Erişimin engellenmesinde seçilen araç, hedeflenen gayeyi gerçekleştirmeye elverişli, yani o aracın yardımıyla gerçekleşmesinden korkulan tehlikenin yöneldiği hukuksal değer etkin bir şekilde korunabiliyorsa, isabetli bir araç seçilmiş demektir. Ancak ölçülülük değerlendirmesi için bu yeterli değildir. Elverişli aracın zorunlu olması da şarttır. Eğer bireyin ya da bireylerin hak ve özgürlüklerine daha az zarar verebilecek bir tedbir varsa onunla yetinilmelidir. Bir sitede yer alan sakıncalı içerik nedeniyle şartları oluşmadan öncelikle en ağır yaptırım olan sitenin bütününün erişime engellenmesi ölçülülük ilkesine aykırılık oluşturacaktır.

Bu durumda dava konusu kural ile TİB, belirtilen sebeplere bağlı olarak, sadece milli güvenliği, suç işlenmesinin önlenmesi veya kamu düzenini tehdit ettiği değerlendirilen ilgili yayına erişimin engellenmesi kapsamında tüm internet sitesine erişimi engelleyebilecektir. Kanun'un 9.

maddesinde yargıya verilen erişimin engellenmesi yetkisinin bile sınırları çizilmiş ve bu yetkinin ölçülülük ilkesi gereğince kademeli olarak kullanılacağı belirtilmişken, dava konusu düzenlemede bu tür bir sınırlama ve kademelendirmenin yapılmadığı görülmektedir.
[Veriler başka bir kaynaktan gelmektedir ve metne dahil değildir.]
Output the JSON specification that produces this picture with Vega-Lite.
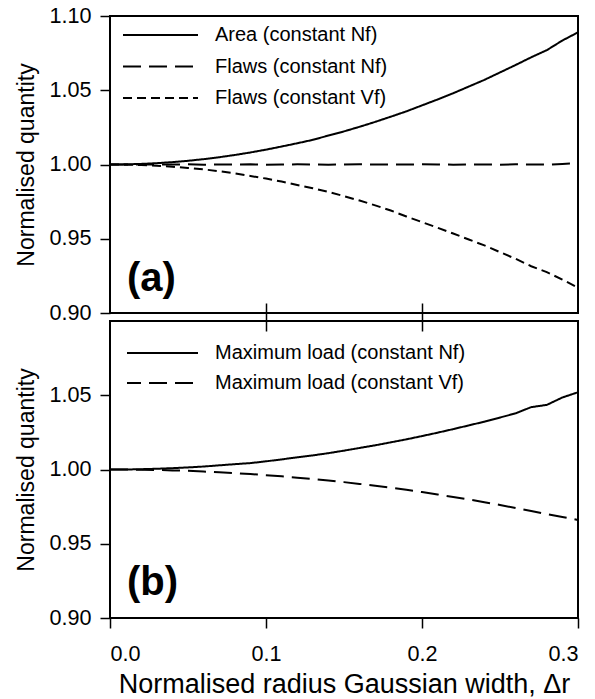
{
  "$schema": "https://vega.github.io/schema/vega-lite/v6.json",
  "padding": {"left": 14, "top": 4, "right": 2, "bottom": 2},
  "background": "white",
  "config": {
    "font": "Liberation Sans",
    "view": {"stroke": "black", "strokeWidth": 2},
    "axis": {"domain": false, "grid": false, "tickColor": "black", "tickWidth": 1.5, "labelColor": "black", "labelFontSize": 21.6, "titleColor": "black", "titleFontWeight": "normal", "labelFont": "Liberation Sans", "titleFont": "Liberation Sans"},
    "legend": {"labelFont": "Liberation Sans", "labelFontSize": 20, "labelColor": "black", "labelLimit": 0, "symbolType": "stroke", "symbolSize": 5625, "symbolStrokeWidth": 2, "symbolStrokeColor": "black", "padding": 0, "clipHeight": 30, "title": null, "orient": "top-left"}
  },
  "datasets": {
    "a": [
      {"x": 0.00, "Area (constant Nf)": 1.0000, "Flaws (constant Nf)": 1.0000, "Flaws (constant Vf)": 1.0000},
      {"x": 0.01, "Area (constant Nf)": 1.0001, "Flaws (constant Nf)": 1.0000, "Flaws (constant Vf)": 0.9999},
      {"x": 0.02, "Area (constant Nf)": 1.0004, "Flaws (constant Nf)": 1.0001, "Flaws (constant Vf)": 0.9996},
      {"x": 0.03, "Area (constant Nf)": 1.0009, "Flaws (constant Nf)": 0.9999, "Flaws (constant Vf)": 0.9991},
      {"x": 0.04, "Area (constant Nf)": 1.0016, "Flaws (constant Nf)": 1.0000, "Flaws (constant Vf)": 0.9985},
      {"x": 0.05, "Area (constant Nf)": 1.0025, "Flaws (constant Nf)": 1.0001, "Flaws (constant Vf)": 0.9977},
      {"x": 0.06, "Area (constant Nf)": 1.0036, "Flaws (constant Nf)": 0.9999, "Flaws (constant Vf)": 0.9967},
      {"x": 0.07, "Area (constant Nf)": 1.0049, "Flaws (constant Nf)": 1.0000, "Flaws (constant Vf)": 0.9955},
      {"x": 0.08, "Area (constant Nf)": 1.0064, "Flaws (constant Nf)": 1.0000, "Flaws (constant Vf)": 0.9941},
      {"x": 0.09, "Area (constant Nf)": 1.0081, "Flaws (constant Nf)": 1.0001, "Flaws (constant Vf)": 0.9923},
      {"x": 0.10, "Area (constant Nf)": 1.0100, "Flaws (constant Nf)": 0.9999, "Flaws (constant Vf)": 0.9905},
      {"x": 0.11, "Area (constant Nf)": 1.0121, "Flaws (constant Nf)": 1.0000, "Flaws (constant Vf)": 0.9885},
      {"x": 0.12, "Area (constant Nf)": 1.0143, "Flaws (constant Nf)": 1.0001, "Flaws (constant Vf)": 0.9862},
      {"x": 0.13, "Area (constant Nf)": 1.0166, "Flaws (constant Nf)": 1.0000, "Flaws (constant Vf)": 0.9840},
      {"x": 0.14, "Area (constant Nf)": 1.0195, "Flaws (constant Nf)": 0.9999, "Flaws (constant Vf)": 0.9815},
      {"x": 0.15, "Area (constant Nf)": 1.0223, "Flaws (constant Nf)": 1.0000, "Flaws (constant Vf)": 0.9787},
      {"x": 0.16, "Area (constant Nf)": 1.0254, "Flaws (constant Nf)": 1.0001, "Flaws (constant Vf)": 0.9757},
      {"x": 0.17, "Area (constant Nf)": 1.0287, "Flaws (constant Nf)": 1.0000, "Flaws (constant Vf)": 0.9725},
      {"x": 0.18, "Area (constant Nf)": 1.0322, "Flaws (constant Nf)": 0.9999, "Flaws (constant Vf)": 0.9690},
      {"x": 0.19, "Area (constant Nf)": 1.0358, "Flaws (constant Nf)": 1.0000, "Flaws (constant Vf)": 0.9650},
      {"x": 0.20, "Area (constant Nf)": 1.0398, "Flaws (constant Nf)": 1.0001, "Flaws (constant Vf)": 0.9612},
      {"x": 0.21, "Area (constant Nf)": 1.0438, "Flaws (constant Nf)": 1.0000, "Flaws (constant Vf)": 0.9574},
      {"x": 0.22, "Area (constant Nf)": 1.0480, "Flaws (constant Nf)": 0.9999, "Flaws (constant Vf)": 0.9535},
      {"x": 0.23, "Area (constant Nf)": 1.0525, "Flaws (constant Nf)": 1.0001, "Flaws (constant Vf)": 0.9495},
      {"x": 0.24, "Area (constant Nf)": 1.0570, "Flaws (constant Nf)": 1.0000, "Flaws (constant Vf)": 0.9455},
      {"x": 0.25, "Area (constant Nf)": 1.0620, "Flaws (constant Nf)": 0.9999, "Flaws (constant Vf)": 0.9410},
      {"x": 0.26, "Area (constant Nf)": 1.0670, "Flaws (constant Nf)": 1.0001, "Flaws (constant Vf)": 0.9365},
      {"x": 0.27, "Area (constant Nf)": 1.0722, "Flaws (constant Nf)": 1.0000, "Flaws (constant Vf)": 0.9315},
      {"x": 0.28, "Area (constant Nf)": 1.0770, "Flaws (constant Nf)": 0.9999, "Flaws (constant Vf)": 0.9275},
      {"x": 0.29, "Area (constant Nf)": 1.0835, "Flaws (constant Nf)": 1.0004, "Flaws (constant Vf)": 0.9225},
      {"x": 0.30, "Area (constant Nf)": 1.0890, "Flaws (constant Nf)": 1.0008, "Flaws (constant Vf)": 0.9170}
    ],
    "b": [
      {"x": 0.00, "Maximum load (constant Nf)": 1.0000, "Maximum load (constant Vf)": 1.0000},
      {"x": 0.01, "Maximum load (constant Nf)": 1.0000, "Maximum load (constant Vf)": 1.0000},
      {"x": 0.02, "Maximum load (constant Nf)": 1.0002, "Maximum load (constant Vf)": 0.9998},
      {"x": 0.03, "Maximum load (constant Nf)": 1.0005, "Maximum load (constant Vf)": 0.9997},
      {"x": 0.04, "Maximum load (constant Nf)": 1.0009, "Maximum load (constant Vf)": 0.9994},
      {"x": 0.05, "Maximum load (constant Nf)": 1.0014, "Maximum load (constant Vf)": 0.9991},
      {"x": 0.06, "Maximum load (constant Nf)": 1.0020, "Maximum load (constant Vf)": 0.9986},
      {"x": 0.07, "Maximum load (constant Nf)": 1.0028, "Maximum load (constant Vf)": 0.9981},
      {"x": 0.08, "Maximum load (constant Nf)": 1.0036, "Maximum load (constant Vf)": 0.9976},
      {"x": 0.09, "Maximum load (constant Nf)": 1.0043, "Maximum load (constant Vf)": 0.9969},
      {"x": 0.10, "Maximum load (constant Nf)": 1.0055, "Maximum load (constant Vf)": 0.9962},
      {"x": 0.11, "Maximum load (constant Nf)": 1.0068, "Maximum load (constant Vf)": 0.9954},
      {"x": 0.12, "Maximum load (constant Nf)": 1.0082, "Maximum load (constant Vf)": 0.9945},
      {"x": 0.13, "Maximum load (constant Nf)": 1.0095, "Maximum load (constant Vf)": 0.9936},
      {"x": 0.14, "Maximum load (constant Nf)": 1.0110, "Maximum load (constant Vf)": 0.9926},
      {"x": 0.15, "Maximum load (constant Nf)": 1.0127, "Maximum load (constant Vf)": 0.9915},
      {"x": 0.16, "Maximum load (constant Nf)": 1.0145, "Maximum load (constant Vf)": 0.9903},
      {"x": 0.17, "Maximum load (constant Nf)": 1.0163, "Maximum load (constant Vf)": 0.9890},
      {"x": 0.18, "Maximum load (constant Nf)": 1.0183, "Maximum load (constant Vf)": 0.9877},
      {"x": 0.19, "Maximum load (constant Nf)": 1.0203, "Maximum load (constant Vf)": 0.9863},
      {"x": 0.20, "Maximum load (constant Nf)": 1.0225, "Maximum load (constant Vf)": 0.9848},
      {"x": 0.21, "Maximum load (constant Nf)": 1.0248, "Maximum load (constant Vf)": 0.9832},
      {"x": 0.22, "Maximum load (constant Nf)": 1.0272, "Maximum load (constant Vf)": 0.9815},
      {"x": 0.23, "Maximum load (constant Nf)": 1.0297, "Maximum load (constant Vf)": 0.9798},
      {"x": 0.24, "Maximum load (constant Nf)": 1.0322, "Maximum load (constant Vf)": 0.9780},
      {"x": 0.25, "Maximum load (constant Nf)": 1.0350, "Maximum load (constant Vf)": 0.9761},
      {"x": 0.26, "Maximum load (constant Nf)": 1.0378, "Maximum load (constant Vf)": 0.9741},
      {"x": 0.27, "Maximum load (constant Nf)": 1.0420, "Maximum load (constant Vf)": 0.9721},
      {"x": 0.28, "Maximum load (constant Nf)": 1.0435, "Maximum load (constant Vf)": 0.9700},
      {"x": 0.29, "Maximum load (constant Nf)": 1.0485, "Maximum load (constant Vf)": 0.9680},
      {"x": 0.30, "Maximum load (constant Nf)": 1.0520, "Maximum load (constant Vf)": 0.9660}
    ],
    "labelA": [{"panel": "(a)"}],
    "labelB": [{"panel": "(b)"}]
  },
  "spacing": 8,
  "bounds": "flush",
  "resolve": {"scale": {"strokeDash": "independent", "x": "independent", "y": "independent"}, "legend": {"strokeDash": "independent"}},
  "vconcat": [
    {
      "width": 468,
      "height": 297,
      "layer": [
        {
          "data": {"name": "a"},
          "transform": [{"fold": ["Area (constant Nf)", "Flaws (constant Nf)", "Flaws (constant Vf)"], "as": ["series", "value"]}],
          "mark": {"type": "line", "color": "black", "strokeWidth": 2},
          "encoding": {
            "x": {"field": "x", "type": "quantitative", "scale": {"domain": [0, 0.3], "nice": false}, "axis": {"values": [0.1, 0.2], "labels": false, "tickSize": 28, "offset": -10, "title": null}},
            "y": {"field": "value", "type": "quantitative", "scale": {"domain": [0.9, 1.1], "nice": false, "zero": false}, "axis": {"values": [0.9, 0.95, 1.0, 1.05, 1.1], "format": ".2f", "tickSize": 10, "labelPadding": 9, "title": "Normalised quantity", "titleFontSize": 23, "titlePadding": 10}},
            "strokeDash": {"field": "series", "type": "nominal", "sort": null, "scale": {"domain": ["Area (constant Nf)", "Flaws (constant Nf)", "Flaws (constant Vf)"], "range": [[1, 0], [18, 8], [9, 5]]}, "legend": {"offset": 4, "symbolOffset": 8, "labelOffset": 16, "rowPadding": 1.5}}
          }
        },
        {
          "data": {"name": "labelA"},
          "mark": {"type": "text", "align": "left", "baseline": "alphabetic", "dx": 17, "dy": -22, "fontSize": 40, "fontWeight": "bold", "color": "black", "font": "Liberation Sans"},
          "encoding": {"x": {"datum": 0}, "y": {"datum": 0.9}, "text": {"field": "panel"}}
        }
      ]
    },
    {
      "width": 468,
      "height": 297,
      "layer": [
        {
          "data": {"name": "b"},
          "transform": [{"fold": ["Maximum load (constant Nf)", "Maximum load (constant Vf)"], "as": ["series", "value"]}],
          "mark": {"type": "line", "color": "black", "strokeWidth": 2},
          "encoding": {
            "x": {"field": "x", "type": "quantitative", "scale": {"domain": [0, 0.3], "nice": false}, "axis": {"values": [0, 0.1, 0.2, 0.3], "format": ".1f", "tickSize": 10, "labelPadding": 15, "title": "Normalised radius Gaussian width, Δr", "titleFontSize": 27, "titlePadding": 7}},
            "y": {"field": "value", "type": "quantitative", "scale": {"domain": [0.9, 1.1], "nice": false, "zero": false}, "axis": {"values": [0.9, 0.95, 1.0, 1.05], "format": ".2f", "tickSize": 10, "labelPadding": 9, "title": "Normalised quantity", "titleFontSize": 23, "titlePadding": 10}},
            "strokeDash": {"field": "series", "type": "nominal", "sort": null, "scale": {"domain": ["Maximum load (constant Nf)", "Maximum load (constant Vf)"], "range": [[1, 0], [18, 8]]}, "legend": {"offset": 17, "symbolOffset": -5, "labelOffset": 16, "rowPadding": 0}}
          }
        },
        {
          "data": {"name": "labelB"},
          "mark": {"type": "text", "align": "left", "baseline": "alphabetic", "dx": 17, "dy": -23, "fontSize": 40, "fontWeight": "bold", "color": "black", "font": "Liberation Sans"},
          "encoding": {"x": {"datum": 0}, "y": {"datum": 0.9}, "text": {"field": "panel"}}
        }
      ]
    }
  ]
}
Bunun da sınırlı bir alanda idareye çok geniş bir müdahale imkânı verdiği açıktır.

Açıklanan nedenlerle, dava konusu kural Anayasa'nın 2., 13., 22. ve 26. maddelerine aykırıdır. İptali gerekir.

Kural, Anayasa'nın 2., 13., 22. ve 26. maddelerine aykırı görülerek iptal edildiğinden dolayı, Anayasa'nın 28. maddesi yönünden ayrıca incelenmesine gerek görülmemiştir.

Kuralın Anayasa'nın 40. maddesiyle ilgisi görülmemiştir.

Nuri NECİPOĞLU, Hicabi DURSUN, M. Emin KUZ ve Hasan Tahsin GÖKCAN bu görüşe katılmamışlardır.